--- SOURCE DATA ---

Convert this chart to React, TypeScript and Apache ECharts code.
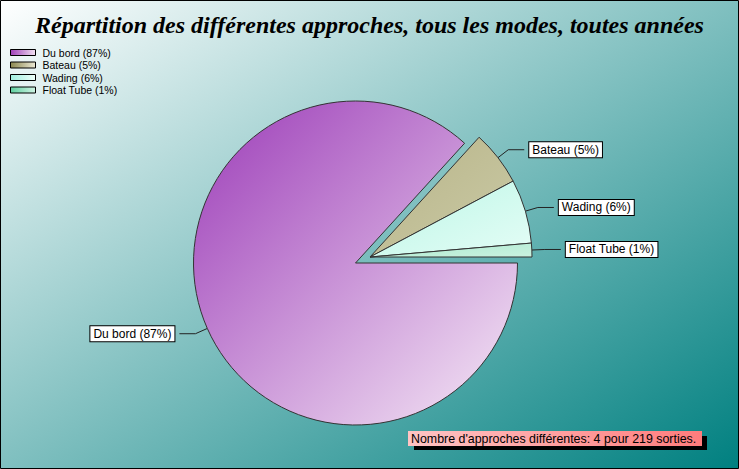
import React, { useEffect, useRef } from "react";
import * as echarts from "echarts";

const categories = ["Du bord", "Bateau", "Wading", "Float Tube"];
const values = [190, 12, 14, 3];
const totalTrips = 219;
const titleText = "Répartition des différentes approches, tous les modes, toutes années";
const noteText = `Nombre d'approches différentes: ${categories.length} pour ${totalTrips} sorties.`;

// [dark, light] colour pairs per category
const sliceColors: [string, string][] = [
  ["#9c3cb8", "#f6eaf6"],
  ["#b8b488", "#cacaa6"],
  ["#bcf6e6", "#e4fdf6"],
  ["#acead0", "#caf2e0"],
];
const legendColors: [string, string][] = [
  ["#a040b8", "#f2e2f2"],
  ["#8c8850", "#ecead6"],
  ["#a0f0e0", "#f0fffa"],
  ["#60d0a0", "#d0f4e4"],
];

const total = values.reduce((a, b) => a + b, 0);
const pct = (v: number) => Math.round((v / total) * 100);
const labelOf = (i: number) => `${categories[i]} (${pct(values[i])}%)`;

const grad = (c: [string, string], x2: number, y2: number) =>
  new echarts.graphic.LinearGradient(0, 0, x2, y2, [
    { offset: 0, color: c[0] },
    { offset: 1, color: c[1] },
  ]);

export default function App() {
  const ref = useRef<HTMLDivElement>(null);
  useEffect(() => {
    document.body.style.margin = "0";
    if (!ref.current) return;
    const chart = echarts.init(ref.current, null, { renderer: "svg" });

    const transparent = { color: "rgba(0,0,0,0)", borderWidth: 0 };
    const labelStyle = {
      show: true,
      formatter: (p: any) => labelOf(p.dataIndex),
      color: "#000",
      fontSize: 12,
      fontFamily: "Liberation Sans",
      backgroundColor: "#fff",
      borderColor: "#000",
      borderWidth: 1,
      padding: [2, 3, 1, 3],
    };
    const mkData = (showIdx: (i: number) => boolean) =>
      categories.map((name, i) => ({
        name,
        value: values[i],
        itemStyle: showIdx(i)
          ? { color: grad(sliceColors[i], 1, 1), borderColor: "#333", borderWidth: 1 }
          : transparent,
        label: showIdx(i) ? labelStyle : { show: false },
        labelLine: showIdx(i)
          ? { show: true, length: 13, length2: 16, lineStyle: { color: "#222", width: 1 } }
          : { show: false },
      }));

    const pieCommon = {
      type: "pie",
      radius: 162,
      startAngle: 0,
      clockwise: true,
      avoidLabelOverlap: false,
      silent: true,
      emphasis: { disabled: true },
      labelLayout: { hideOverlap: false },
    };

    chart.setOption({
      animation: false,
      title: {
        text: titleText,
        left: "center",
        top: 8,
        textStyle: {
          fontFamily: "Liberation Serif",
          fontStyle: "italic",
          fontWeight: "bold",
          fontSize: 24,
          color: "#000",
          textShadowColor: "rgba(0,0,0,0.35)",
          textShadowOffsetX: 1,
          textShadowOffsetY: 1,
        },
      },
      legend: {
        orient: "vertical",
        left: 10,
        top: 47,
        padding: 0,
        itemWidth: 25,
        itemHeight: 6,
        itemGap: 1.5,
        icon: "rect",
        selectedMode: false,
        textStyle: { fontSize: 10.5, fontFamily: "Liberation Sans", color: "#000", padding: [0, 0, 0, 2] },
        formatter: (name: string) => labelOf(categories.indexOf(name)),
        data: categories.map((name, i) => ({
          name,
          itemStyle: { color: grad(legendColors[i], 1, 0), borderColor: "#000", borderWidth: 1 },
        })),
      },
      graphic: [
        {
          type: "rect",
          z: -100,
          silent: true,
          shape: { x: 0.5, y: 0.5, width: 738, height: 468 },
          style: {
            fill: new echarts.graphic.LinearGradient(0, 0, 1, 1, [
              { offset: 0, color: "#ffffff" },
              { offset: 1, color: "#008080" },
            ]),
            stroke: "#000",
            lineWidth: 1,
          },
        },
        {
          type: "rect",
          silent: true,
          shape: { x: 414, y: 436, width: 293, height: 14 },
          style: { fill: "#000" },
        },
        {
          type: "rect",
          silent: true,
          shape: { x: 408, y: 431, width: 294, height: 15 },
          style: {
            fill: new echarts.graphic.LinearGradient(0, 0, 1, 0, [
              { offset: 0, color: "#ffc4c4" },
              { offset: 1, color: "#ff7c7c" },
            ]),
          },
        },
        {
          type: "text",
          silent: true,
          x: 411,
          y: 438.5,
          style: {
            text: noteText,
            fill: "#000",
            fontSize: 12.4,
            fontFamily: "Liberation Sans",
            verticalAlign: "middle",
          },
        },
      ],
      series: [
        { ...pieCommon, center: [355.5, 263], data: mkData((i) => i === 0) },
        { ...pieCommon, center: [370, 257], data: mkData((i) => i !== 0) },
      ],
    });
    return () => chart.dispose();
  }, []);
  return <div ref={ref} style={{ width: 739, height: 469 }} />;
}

---

▶ PROBLEM DETAILS
Copy and report every line where the word "React" is present.

▶ RESULT OF THIS EXERCISE
Convert this chart to React, TypeScript and Apache ECharts code.
import React, { useEffect, useRef } from "react";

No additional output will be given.